Olah “diam” yang dilakukan Inggit dapat dibaca dengan beraneka ragam penafsiran, bergantung pola pikir yang digunakan. Bagi saya, “diam”-nya Inggit adalah “tengah mengimani keadaan.” “Diam” adalah jalan untuk memperoleh sebuah “pencerahan” karena sebenarnya di batinnya, ia tengah bercakap dengan Sang Ilahi.
Jalan ini mungkin tidak mudah untuk dilakukan apalagi jika kita masih membutuhkan penjelasan-penjelasan konkrit untuk memahami mengapa harus “diam”. Diam tidak sama dengan “bungkam.”
Dengan kata lain, “diam” adalah olah diri tingkat tinggi.
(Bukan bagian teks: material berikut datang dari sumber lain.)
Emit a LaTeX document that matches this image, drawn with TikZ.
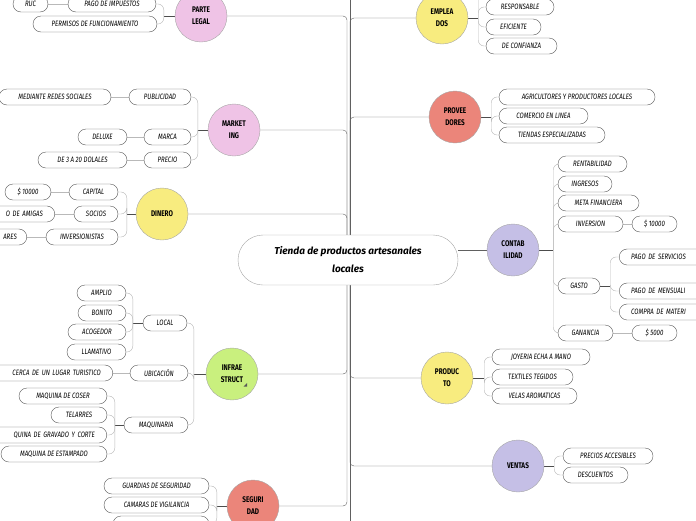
\documentclass[tikz,border=0pt]{standalone}
\usepackage{fontspec}
\setmainfont{Fira Sans}
\newfontfamily\hand[FakeStretch=0.78]{Fira Sans}
\usetikzlibrary{calc,positioning,backgrounds}
\definecolor{rosa}{HTML}{EFC3E6}
\definecolor{amarillo}{HTML}{F8EC7F}
\definecolor{salmon}{HTML}{EB857A}
\definecolor{verde}{HTML}{C9F07E}
\definecolor{lila}{HTML}{C5BFE6}

\begin{document}
\begin{tikzpicture}[x=1pt,y=-1pt]

     \tikzstyle{every node}=[inner sep=0pt]
     \tikzstyle{topic}=[circle,draw=gray!70,minimum size=52pt,align=center,font=\hand\bfseries\fontsize{8.2}{12}\selectfont]
     \tikzstyle{pill}=[draw=gray!70!black,rounded corners=8pt,minimum height=16pt,fill=white,font=\hand\itshape\fontsize{7.8}{8}\selectfont]
     \tikzstyle{rama}=[draw=gray!75!black,rounded corners=4pt]
     \tikzstyle{tallo}=[draw=gray!60!black,line width=1pt]
     \tikzstyle{llave}=[draw=gray!55,rounded corners=6pt,to path={|- (\tikztotarget)}]
     \tikzstyle{enlace}=[draw=gray!55]

     \useasboundingbox (0,0) rectangle (696,520);
     \clip (0,0) rectangle (696,520);

     % centro
     \node at (348,260)[draw=gray!70,fill=white,rounded corners=25pt,minimum width=220pt,minimum height=50pt,align=center,font=\bfseries\itshape\fontsize{10}{18}\selectfont](tienda){Tienda de productos artesanales\\locales};

     % parte legal
     \node at (201,16)[topic,fill=rosa](legal){PARTE\\LEGAL};
     \node at (112,4)[pill,minimum width=88pt](impuestos){PAGO DE IMPUESTOS};
     \node at (30.5,4)[pill,minimum width=35pt](ruc){RUC};
     \node at (95,24)[pill,minimum width=124pt](permisos){PERMISOS DE FUNCIONAMIENTO};

     % marketing
     \node at (234,130)[topic,fill=rosa](marketing){MARKET\\ING};
     \node at (160,97)[pill,minimum width=62pt](publicidad){PUBLICIDAD};
     \node at (167.5,137)[pill,minimum width=47pt](marca){MARCA};
     \node at (167.5,160)[pill,minimum width=47pt](precio){PRECIO};
     \node at (55,97)[pill,minimum width=112pt](redes){MEDIANTE REDES SOCIALES};
     \node at (102.5,137)[pill,minimum width=49pt](deluxe){DELUXE};
     \node at (82.5,160)[pill,minimum width=89pt](dolales){DE 3 A 20 DOLALES};

     % dinero
     \node at (162,214)[topic,fill=amarillo](dinero){DINERO};
     \node at (93.5,192)[pill,minimum width=49pt](capital){CAPITAL};
     \node at (96,214)[pill,minimum width=44pt](socios){SOCIOS};
     \node at (82,237)[pill,minimum width=72pt](inversionistas){INVERSIONISTAS};
     \node at (28,192)[pill,minimum width=46pt](capmonto){\$ 10000};
     \node at (55,214)[pill,anchor=east,text width=80pt,align=right,inner xsep=12pt](amigas){O DE AMIGAS};
     \node at (27,237)[pill,anchor=east,text width=60pt,align=right,inner xsep=10pt](ares){ARES};

     % infraestructura
     \node at (232,374)[topic,fill=verde](infra){INFRAE\\STRUCT};
     \fill[gray!70!black] (243.5,386.5) -- (247,386.5) -- (247,383) -- cycle;
     \node at (165,323)[pill,minimum width=44pt](local){LOCAL};
     \node at (159,373)[pill,minimum width=58pt](ubicacion){UBICACIÓN};
     \node at (156,425)[pill,minimum width=64pt](maquinaria){MAQUINARIA};
     \node at (101.5,293)[pill,minimum width=49pt](amplio){AMPLIO};
     \node at (102,313)[pill,minimum width=48pt](bonito){BONITO};
     \node at (97,332)[pill,minimum width=58pt](acogedor){ACOGEDOR};
     \node at (96.5,352)[pill,minimum width=59pt](llamativo){LLAMATIVO};
     \node at (113,373)[pill,anchor=east,text width=110pt,align=right,inner xsep=12pt](turistico){CERCA DE UN LUGAR TURISTICO};
     \node at (63,396)[pill,minimum width=88pt](coser){MAQUINA DE COSER};
     \node at (79,415)[pill,minimum width=56pt](telarres){TELARRES};
     \node at (107,435)[pill,anchor=east,text width=110pt,align=right,inner xsep=12pt](gravado){QUINA DE GRAVADO Y CORTE};
     \node at (54,454)[pill,minimum width=106pt](estampado){MAQUINA DE ESTAMPADO};

     % seguridad
     \node at (253,506)[topic,fill=salmon](seguridad){SEGURI\\DAD};
     \node at (156.5,486)[pill,minimum width=105pt](guardias){GUARDIAS DE SEGURIDAD};
     \node at (156.5,505)[pill,minimum width=105pt](camaras){CAMARAS DE VIGILANCIA};
     \node at (161,524)[pill,minimum width=96pt](seg3){};

     % empleados
     \node at (442,18)[topic,fill=amarillo](empleados){EMPLEA\\DOS};
     \node at (520,7)[pill,minimum width=68pt](responsable){RESPONSABLE};
     \node at (513.5,27)[pill,minimum width=55pt](eficiente){EFICIENTE};
     \node at (521.5,46)[pill,minimum width=71pt](confianza){DE CONFIANZA};
     \coordinate (emp0) at (486,-14);

     % proveedores
     \node at (455,117)[topic,fill=salmon](proveedores){PROVEE\\DORES};
     \node at (577,97)[pill,minimum width=156pt](agricultores){AGRICULTORES Y PRODUCTORES LOCALES};
     \node at (543.5,116)[pill,minimum width=89pt](comercio){COMERCIO EN LINEA};
     \node at (552,135)[pill,minimum width=106pt](tiendas){TIENDAS ESPECIALIZADAS};

     % contabilidad
     \node at (513,250)[topic,fill=lila](contabilidad){CONTAB\\ILIDAD};
     \node at (592.5,164)[pill,minimum width=69pt](rentabilidad){RENTABILIDAD};
     \node at (585,184)[pill,minimum width=54pt](ingresos){INGRESOS};
     \node at (598.5,203)[pill,minimum width=81pt](meta){META FINANCIERA};
     \node at (590.5,224)[pill,minimum width=65pt](inversion){INVERSION};
     \node at (654.5,224)[pill,minimum width=45pt](invmonto){\$ 10000};
     \node at (579,286)[pill,minimum width=42pt](gasto){GASTO};
     \node at (619,257)[pill,anchor=west,text width=90pt,align=left,inner xsep=12pt](servicios){PAGO DE SERVICIOS};
     \node at (619,291)[pill,anchor=west,text width=90pt,align=left,inner xsep=12pt](mensuali){PAGO DE MENSUALI};
     \node at (619,312)[pill,anchor=west,text width=90pt,align=left,inner xsep=12pt](materi){COMPRA DE MATERI};
     \node at (585.5,333)[pill,minimum width=55pt](ganancia){GANANCIA};
     \node at (654.5,333)[pill,minimum width=45pt](ganmonto){\$ 5000};

     % producto
     \node at (447,378)[topic,fill=amarillo](producto){PRODUC\\TO};
     \node at (541,357)[pill,minimum width=98pt](joyeria){JOYERIA ECHA A MANO};
     \node at (532.5,377)[pill,minimum width=81pt](textiles){TEXTILES TEGIDOS};
     \node at (534.5,396)[pill,minimum width=85pt](velas){VELAS AROMATICAS};

     % ventas
     \node at (518,466)[topic,fill=lila](ventas){VENTAS};
     \node at (608,456)[pill,minimum width=90pt](precios){PRECIOS ACCESIBLES};
     \node at (595.5,475)[pill,minimum width=65pt](descuentos){DESCUENTOS};

     \begin{scope}[on background layer]
     % tronco
     \coordinate (izq) at (347,260);
     \coordinate (der) at (350,260);
     \draw[rama](legal.east)-|(izq);
     \draw[rama](marketing.east)-|(izq);
     \draw[rama](dinero.east)-|(izq);
     \draw[rama](infra.east)-|(izq);
     \draw[rama](seguridad.east)-|(izq);
     \draw[rama](350,-5)--(350,525);
     \draw[rama](empleados.west)-|(der);
     \draw[rama](proveedores.west)-|(der);
     \draw[rama](producto.west)-|(der);
     \draw[rama](ventas.west)-|(der);
     \draw[rama](contabilidad.west)--(contabilidad.west-|tienda.east);

     % ramas izquierdas
     \coordinate (legalj) at ($(legal.west)+(-11,0)$);
     \path[tallo](legal.west)edge(legalj);
     \path[llave](legalj)edge(impuestos.east)edge(permisos.east);
     \path[enlace](impuestos.west)edge(ruc.east);

     \coordinate (marketingj) at ($(marketing.west)+(-10,0)$);
     \path[tallo](marketing.west)edge(marketingj);
     \path[llave](marketingj)edge(publicidad.east)edge(marca.east)edge(precio.east);
     \path[enlace](publicidad.west)edge(redes.east);
     \path[enlace](marca.west)edge(deluxe.east);
     \path[enlace](precio.west)edge(dolales.east);

     \coordinate (dineroj) at ($(dinero.west)+(-9,0)$);
     \path[tallo](dinero.west)edge(dineroj);
     \path[llave](dineroj)edge(capital.east)edge(socios.east)edge(inversionistas.east);
     \path[enlace](capital.west)edge(capmonto.east);
     \path[enlace](socios.west)edge(amigas.east);
     \path[enlace](inversionistas.west)edge(ares.east);

     \coordinate (infraj) at ($(infra.west)+(-12,0)$);
     \path[tallo](infra.west)edge(infraj);
     \path[llave](infraj)edge(local.east)edge(ubicacion.east)edge(maquinaria.east);
     \coordinate (localj) at ($(local.west)+(-10,0)$);
     \path[tallo](local.west)edge(localj);
     \path[llave](localj)edge(amplio.east)edge(bonito.east)edge(acogedor.east)edge(llamativo.east);
     \path[enlace](ubicacion.west)edge(turistico.east);
     \coordinate (maquinariaj) at ($(maquinaria.west)+(-9,0)$);
     \path[tallo](maquinaria.west)edge(maquinariaj);
     \path[llave](maquinariaj)edge(coser.east)edge(telarres.east)edge(gravado.east)edge(estampado.east);

     \coordinate (seguridadj) at ($(seguridad.west)+(-10,0)$);
     \path[tallo](seguridad.west)edge(seguridadj);
     \path[llave](seguridadj)edge(guardias.east)edge(camaras.east)edge(seg3.east);

     % ramas derechas
     \coordinate (empleadosj) at ($(empleados.east)+(10,0)$);
     \path[tallo](empleados.east)edge(empleadosj);
     \path[llave](empleadosj)edge(emp0)edge(responsable.west)edge(eficiente.west)edge(confianza.west);

     \coordinate (proveedoresj) at ($(proveedores.east)+(10,0)$);
     \path[tallo](proveedores.east)edge(proveedoresj);
     \path[llave](proveedoresj)edge(agricultores.west)edge(comercio.west)edge(tiendas.west);

     \coordinate (contabilidadj) at ($(contabilidad.east)+(14,0)$);
     \path[tallo](contabilidad.east)edge(contabilidadj);
     \path[llave](contabilidadj)edge(rentabilidad.west)edge(ingresos.west)edge(meta.west)edge(inversion.west)edge(gasto.west)edge(ganancia.west);
     \path[enlace](inversion.east)edge(invmonto.west);
     \path[enlace](ganancia.east)edge(ganmonto.west);
     \coordinate (gastoj) at ($(gasto.east)+(10,0)$);
     \path[tallo](gasto.east)edge(gastoj);
     \path[llave](gastoj)edge(servicios.west)edge(mensuali.west)edge(materi.west);

     \coordinate (productoj) at ($(producto.east)+(11,0)$);
     \path[tallo](producto.east)edge(productoj);
     \path[llave](productoj)edge(joyeria.west)edge(textiles.west)edge(velas.west);

     \coordinate (ventasj) at ($(ventas.east)+(10,0)$);
     \path[tallo](ventas.east)edge(ventasj);
     \path[llave](ventasj)edge(precios.west)edge(descuentos.west);
     \end{scope}

\end{tikzpicture}
\end{document}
Jika belum sanggup untuk diam, mungkin kita masih harus menapaki penjelasan-penjelasan atau menggunakan logika konkret. Jika sudah lelah berlogika, maka mengimani keadaan dengan diam adalah jalan terakhir.
Tata lelaku diam ini mengingatkan saya pada puisi seorang mistikus besar, Jalaludin Rumi. Diam-lah jika tamu Sang Khalik, yaitu ujian di dalam hidupmu sedang datang. Sambutlah ia dengan suka cita. Kira-kira begitulah pesan yang dapat saya tangkap puisi Rumi.
Diam di sini adalah termasuk tidak berlebihan mengumbar segala keluhan. Tetapi merenunglah kira-kira sedang diberikan pelajaran apakah dari ujian tersebut. Dengan logika sederhana, melalui cara merenung maka justru jalan takdir dapat terpahami.
Contoh-contoh saat Inggit diceritakan lebih banyak diam misalnya saat mereka sekeluarga dihajar demam Malaria di pembuangan Ende, tampak sungguh berbeda penyikapannya. Soekarno digambarkan Omi sebagai orang yang “rewel” karena dihajar demam. Sementara Inggit tampak lebih banyak diam tidak mengeluhkan apa yang dideritanya. Jika ia ditanya ingin apa, jawabannya, “Ah tidak apa-apa.” Diam-nya Inggit bertebaran di banyak peristiwa penting.
Diam-nya Ai adalah ketahanan mental yang ditata sejak muda. Sebagai gantinya, Ai lebih banyak mengeluarkan perkataan-perkataan yang membakar semangat. Diam, pada akhirnya adalah jalan untuk tetap membara semangat.
Ketika Soekarno yang dirasanya mengeluh dan menyerah pada keadaan, Inggit dengan tegas berkata, “Jangan! Jadilah lalaki lalanang jagat. Ulah ngeok memeh dipacok (Sebelum ayam mencotok, kok sudah bunyi).